When only hearing snippets of other peoples lives, it is easy to get a little judgey.

Like the time one of our neighbors locked his wife out of the house while yelling things not fit to print. In front of there 3 little kids.

Or like tonight, when I could hear a neighbor screaming at her son that he was an asshole and asking if he was too retarded to do what she had requested.

It would be easy to call these parenting fails, and, well, they are. But we are not immune, we all have our ugly moments that we hope no one notices.

The truth is parenting is hard, relentless, and holds up a magnifying glass to all our character weaknesses. We say things we don't mean, we crush small people who are just learning how to be big, we are unkind and disrespectful.

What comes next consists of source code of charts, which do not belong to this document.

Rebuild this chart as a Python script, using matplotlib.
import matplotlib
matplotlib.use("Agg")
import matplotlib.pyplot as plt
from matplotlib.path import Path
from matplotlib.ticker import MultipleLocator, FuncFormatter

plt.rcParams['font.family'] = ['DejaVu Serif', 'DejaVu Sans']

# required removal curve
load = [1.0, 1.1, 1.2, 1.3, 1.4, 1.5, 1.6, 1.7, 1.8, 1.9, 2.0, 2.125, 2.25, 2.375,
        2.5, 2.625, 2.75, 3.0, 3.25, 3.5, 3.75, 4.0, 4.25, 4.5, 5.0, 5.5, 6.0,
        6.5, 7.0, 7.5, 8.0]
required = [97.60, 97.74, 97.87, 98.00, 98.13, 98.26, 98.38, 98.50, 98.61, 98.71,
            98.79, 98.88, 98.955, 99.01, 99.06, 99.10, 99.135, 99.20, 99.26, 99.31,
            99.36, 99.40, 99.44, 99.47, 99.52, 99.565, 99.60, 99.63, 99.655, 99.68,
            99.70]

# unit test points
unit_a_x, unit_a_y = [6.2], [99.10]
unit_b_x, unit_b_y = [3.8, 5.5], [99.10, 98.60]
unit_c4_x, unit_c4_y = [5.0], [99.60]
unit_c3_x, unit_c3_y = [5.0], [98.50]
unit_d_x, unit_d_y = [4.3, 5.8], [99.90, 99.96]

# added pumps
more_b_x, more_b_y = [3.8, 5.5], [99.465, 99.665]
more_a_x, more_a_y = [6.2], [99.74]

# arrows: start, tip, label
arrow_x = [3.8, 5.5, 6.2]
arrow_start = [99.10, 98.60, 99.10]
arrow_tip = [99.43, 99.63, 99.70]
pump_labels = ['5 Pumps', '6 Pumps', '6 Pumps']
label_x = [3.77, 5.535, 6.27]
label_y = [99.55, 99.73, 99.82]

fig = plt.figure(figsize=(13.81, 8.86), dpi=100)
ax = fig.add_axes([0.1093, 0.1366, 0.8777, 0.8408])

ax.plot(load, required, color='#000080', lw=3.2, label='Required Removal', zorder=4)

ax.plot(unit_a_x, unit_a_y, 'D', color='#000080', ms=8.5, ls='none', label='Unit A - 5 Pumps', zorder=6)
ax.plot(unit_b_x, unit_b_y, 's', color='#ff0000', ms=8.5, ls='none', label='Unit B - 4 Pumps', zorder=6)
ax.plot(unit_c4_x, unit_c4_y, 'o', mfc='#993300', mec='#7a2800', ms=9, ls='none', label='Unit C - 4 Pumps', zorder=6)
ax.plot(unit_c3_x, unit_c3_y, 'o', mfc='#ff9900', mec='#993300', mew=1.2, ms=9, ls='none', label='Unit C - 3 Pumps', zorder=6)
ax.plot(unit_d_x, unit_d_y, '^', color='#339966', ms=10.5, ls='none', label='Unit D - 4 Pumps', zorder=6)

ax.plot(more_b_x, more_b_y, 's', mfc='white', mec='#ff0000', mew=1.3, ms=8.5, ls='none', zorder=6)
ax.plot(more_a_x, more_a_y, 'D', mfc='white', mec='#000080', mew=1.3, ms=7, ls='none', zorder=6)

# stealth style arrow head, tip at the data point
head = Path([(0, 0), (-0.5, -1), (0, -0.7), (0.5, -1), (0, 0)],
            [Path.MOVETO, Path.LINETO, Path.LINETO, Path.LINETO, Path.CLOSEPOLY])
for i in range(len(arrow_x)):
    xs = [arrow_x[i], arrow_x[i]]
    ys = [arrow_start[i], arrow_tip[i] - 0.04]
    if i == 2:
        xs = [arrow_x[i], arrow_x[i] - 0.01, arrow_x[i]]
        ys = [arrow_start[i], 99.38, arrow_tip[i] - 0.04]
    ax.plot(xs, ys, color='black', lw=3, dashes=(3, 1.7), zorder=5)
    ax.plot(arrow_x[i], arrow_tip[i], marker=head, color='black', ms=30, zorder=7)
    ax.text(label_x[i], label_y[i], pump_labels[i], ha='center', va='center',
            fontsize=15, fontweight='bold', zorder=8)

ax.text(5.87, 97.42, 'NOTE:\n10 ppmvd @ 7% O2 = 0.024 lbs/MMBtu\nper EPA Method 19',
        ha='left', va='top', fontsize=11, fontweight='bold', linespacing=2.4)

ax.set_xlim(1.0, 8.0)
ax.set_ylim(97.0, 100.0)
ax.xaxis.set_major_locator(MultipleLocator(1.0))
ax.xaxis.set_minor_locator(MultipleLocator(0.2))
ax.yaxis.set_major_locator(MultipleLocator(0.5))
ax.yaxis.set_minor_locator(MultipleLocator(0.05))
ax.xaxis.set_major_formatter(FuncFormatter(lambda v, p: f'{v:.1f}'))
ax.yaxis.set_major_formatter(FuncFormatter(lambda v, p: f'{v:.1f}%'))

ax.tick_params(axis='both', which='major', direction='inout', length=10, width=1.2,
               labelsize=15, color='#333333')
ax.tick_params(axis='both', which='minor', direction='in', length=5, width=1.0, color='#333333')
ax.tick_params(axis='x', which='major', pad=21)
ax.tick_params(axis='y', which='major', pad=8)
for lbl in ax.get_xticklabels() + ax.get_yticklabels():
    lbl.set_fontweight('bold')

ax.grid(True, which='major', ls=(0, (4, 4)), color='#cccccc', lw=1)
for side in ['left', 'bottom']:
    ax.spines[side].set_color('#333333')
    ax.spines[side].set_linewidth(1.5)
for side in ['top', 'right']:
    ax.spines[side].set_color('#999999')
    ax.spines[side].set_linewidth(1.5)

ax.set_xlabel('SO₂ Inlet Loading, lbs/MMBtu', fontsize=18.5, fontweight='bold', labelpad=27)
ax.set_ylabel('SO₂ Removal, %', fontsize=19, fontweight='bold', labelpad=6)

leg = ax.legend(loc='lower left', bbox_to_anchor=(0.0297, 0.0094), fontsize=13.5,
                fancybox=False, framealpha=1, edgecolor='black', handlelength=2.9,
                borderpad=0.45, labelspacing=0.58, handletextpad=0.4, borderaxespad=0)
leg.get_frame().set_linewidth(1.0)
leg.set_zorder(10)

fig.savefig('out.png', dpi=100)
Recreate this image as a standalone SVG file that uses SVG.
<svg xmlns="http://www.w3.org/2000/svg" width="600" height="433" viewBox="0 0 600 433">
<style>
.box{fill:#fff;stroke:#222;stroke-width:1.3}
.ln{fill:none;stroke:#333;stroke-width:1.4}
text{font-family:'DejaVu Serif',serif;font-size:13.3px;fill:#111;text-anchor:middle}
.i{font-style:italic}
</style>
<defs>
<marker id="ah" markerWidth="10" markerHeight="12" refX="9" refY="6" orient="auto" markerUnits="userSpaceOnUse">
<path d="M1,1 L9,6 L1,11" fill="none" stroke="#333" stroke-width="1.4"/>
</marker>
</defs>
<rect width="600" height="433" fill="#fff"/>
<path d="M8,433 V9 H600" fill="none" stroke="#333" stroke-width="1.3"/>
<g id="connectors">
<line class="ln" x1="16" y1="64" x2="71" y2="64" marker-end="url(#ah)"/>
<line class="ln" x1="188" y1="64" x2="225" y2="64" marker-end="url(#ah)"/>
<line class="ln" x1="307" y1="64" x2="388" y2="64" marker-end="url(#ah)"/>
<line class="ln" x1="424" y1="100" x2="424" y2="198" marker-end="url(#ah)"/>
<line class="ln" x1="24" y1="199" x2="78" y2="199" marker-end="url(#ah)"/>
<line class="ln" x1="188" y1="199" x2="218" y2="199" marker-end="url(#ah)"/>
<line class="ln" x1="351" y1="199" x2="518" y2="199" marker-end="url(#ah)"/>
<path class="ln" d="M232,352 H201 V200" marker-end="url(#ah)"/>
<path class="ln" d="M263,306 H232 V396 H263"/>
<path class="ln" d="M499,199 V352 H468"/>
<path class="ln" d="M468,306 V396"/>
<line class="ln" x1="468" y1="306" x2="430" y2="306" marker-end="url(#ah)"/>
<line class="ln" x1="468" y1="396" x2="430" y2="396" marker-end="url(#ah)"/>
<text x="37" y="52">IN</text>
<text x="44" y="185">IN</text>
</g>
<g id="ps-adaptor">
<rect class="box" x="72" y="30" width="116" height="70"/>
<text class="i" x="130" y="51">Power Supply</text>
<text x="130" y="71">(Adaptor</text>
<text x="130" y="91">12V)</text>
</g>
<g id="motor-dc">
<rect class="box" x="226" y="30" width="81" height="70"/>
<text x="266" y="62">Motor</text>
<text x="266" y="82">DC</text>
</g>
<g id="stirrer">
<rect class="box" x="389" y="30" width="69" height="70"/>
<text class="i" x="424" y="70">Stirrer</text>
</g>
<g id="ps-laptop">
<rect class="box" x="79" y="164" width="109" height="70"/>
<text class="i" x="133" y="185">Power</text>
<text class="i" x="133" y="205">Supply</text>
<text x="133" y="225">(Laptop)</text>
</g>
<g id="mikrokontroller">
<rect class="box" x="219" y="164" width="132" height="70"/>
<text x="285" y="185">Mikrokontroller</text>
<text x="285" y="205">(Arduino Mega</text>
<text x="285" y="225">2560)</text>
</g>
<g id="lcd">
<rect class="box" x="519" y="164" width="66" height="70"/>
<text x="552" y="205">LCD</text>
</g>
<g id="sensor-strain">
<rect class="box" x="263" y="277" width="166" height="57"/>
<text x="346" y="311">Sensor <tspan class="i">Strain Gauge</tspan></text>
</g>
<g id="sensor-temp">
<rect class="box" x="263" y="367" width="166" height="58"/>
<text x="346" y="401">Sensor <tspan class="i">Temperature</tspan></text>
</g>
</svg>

The open window is such a good reminder for me to think before I act and speak. Not that I am overly concerned about my neighbors impressions of my parenting skills, but because I am very concerned about being a good mom. I WANT to remember to temper my tongue. I WANT to think before my actions or words are reckless and damaging. I want this because my children deserve to have a mom who is giving it her best shot, not that I think I will always be spot on.

So here is to open windows in my house; to speaking with respect to all people, especially the little ones under this roof. My children will grow up to do what they have seen, not just what they have been told, and I want to give them the best shot that I am able.